The Snake, Bvulgari’s spirit animal, has established itself as a jewellery icon for the label’s Serpenti Collection since 1960s. Drawing inspiration from the “powerful, mysterious and unexpected” nature of the serpent, the Collection has been recognised as the highest unique expression of Bvlgari’s artistry. For the Christmas Holidays in 2012, the Italian Luxury Jewellery label displayed larger than life embodiments of their Serpenti necklace coiled around the building of the Flagship Boutiques in Tokyo, Rome and New York. At the Fifth Avenue Store, the serpent appeared from the cap of the building with the snake’s head and tail coming together at the corner of the building. Crafted out of thousands of LEDs stringed to create the 53 scales, the 200-foot-structure stayed curled up against the building till the February of 2012.
5. Le Labo Fragrances
Visual Merchandising has assumed a more strategic role, not only linked to an attractive way of distributing the product but also to the selling logic. The sales monitoring in relation with the distribution of the product, let you define the consumers’ behaviour, giving out important informations about the product and its presentation into the store.
Located on Elizabeth Street in New York, Le Labo was founded in 2006. Now set up across many locations, each store is a fragrance lab open to the public. Having developed the core collection of 18 unisex perfumes and 10 soy-based wax candles, they also offer genderless body formulas and a grooming line. Elegantly stylised with polished concrete, Georgian glass and raw steel, their unique selling point is the customised sensorial experience they offer. The customer is offered a choice to pick out their own favourite fragrances, which are freshly blended by the perfumer in the store, to create a singular piece of perfume as per the customer’s desires. Their craft, deeply rooted in the principles of slow perfumery, allow the client to wear their own individual scent from 5 days after being mixed, once the perfume has undergone the macerate process to bond together.
Conclusion
Visual Merchandising can transform a shopper into a buyer. It can also increase the average dollar amount per sale. Effective displays teach shoppers about using multiple basic and accessory items to enhance and extend the use of their purchases. With great merchandising it’s not uncommon to hear a shopper say ‘I want the lot’. That's silent selling at its best. The power of Visual Merchandising.

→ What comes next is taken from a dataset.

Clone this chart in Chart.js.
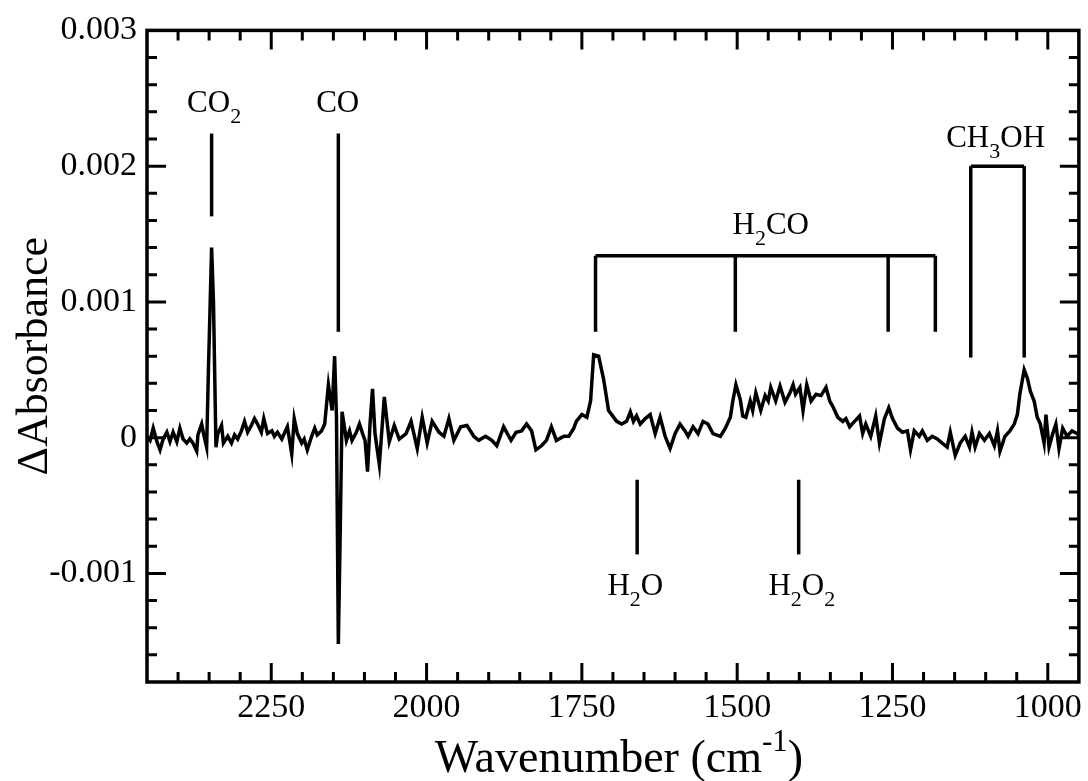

Windows are the eyes to the store.
Window displays, most recognisable form of visual merchandising, are very creative, thought-provoking and intriguing, inciting attention from all those who behold the store. There are so very many luxury brands known for their artistic and imaginative window displays - Harrods, Gucci, Chanel and Cartier to name a few. Visual merchandising forms close bonds with customer’s minds with its exquisite craft, original ideas and a premium shopping experience.